Contemporary reports emphasize Roosevelt’s genuine fascination with the machine and the men who operated it. The future‑minded president admired both the “skill and bravery of the crew” and the possibilities the submarine suggested for naval strategy and defense. Reflecting his characteristic blend of courage and egalitarian leadership, Roosevelt later explained, “I went down in it chiefly because I did not like to have the officers and enlisted men think I wanted them to try things I was reluctant to try myself.” He called the experience one of the most exciting days he ever had.

Plunger continued to serve the Navy for several years after that dramatic visit. She was taken out of service and decommissioned in 1913, having fulfilled a role as an experimental platform in the earliest era of American undersea craft. Among those who commanded the boat at one point was Ensign Chester Nimitz, an officer who would later rise to prominence as a fleet admiral during World War II. The association with figures like Nimitz highlights Plunger’s place in the lineage of the U.S. submarine force and its contribution to the training and experience of officers who shaped the Navy’s later successes.

Language itself reflected the spirit behind the vessel’s name. When the sub was christened, the term “plunger” commonly described a daring gambler or risk‑taker—someone willing to “take the plunge.” The name thus captured both the literal act of diving beneath the waves and the figurative leap into a new realm of naval technology.

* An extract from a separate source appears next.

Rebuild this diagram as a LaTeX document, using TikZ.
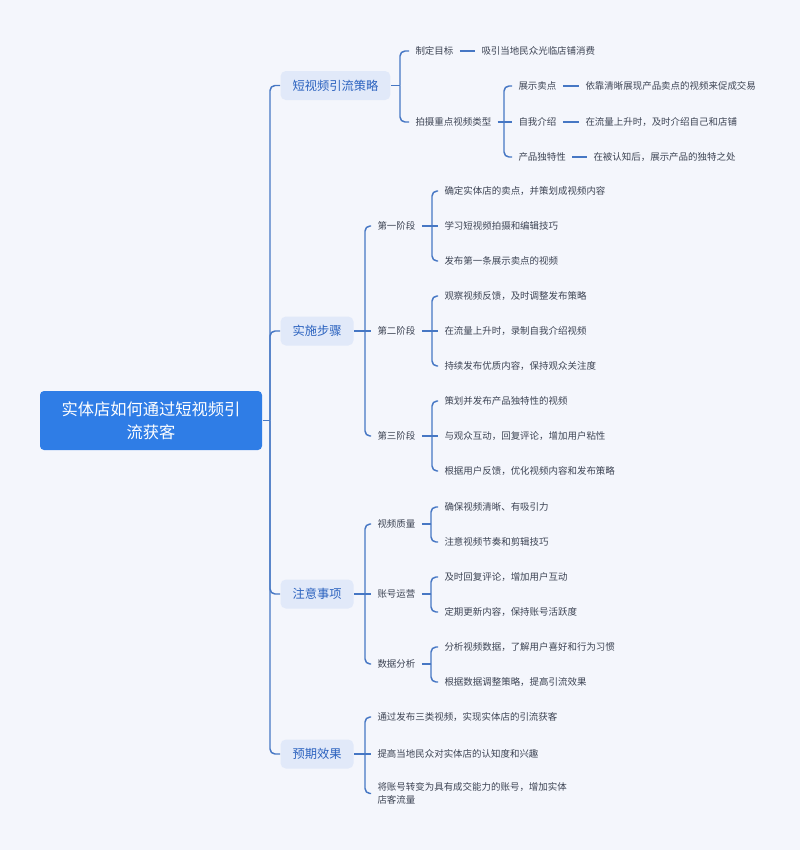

More than a century later, the episode remains a vivid illustration of a moment when the White House, a nascent submarine service, and a curious, adventurous commander in chief converged on the waterfront. Roosevelt’s dive aboard Plunger symbolized a willingness to embrace innovation and to share in the risks required to understand and evaluate it—traits that left an imprint on naval culture and the public imagination.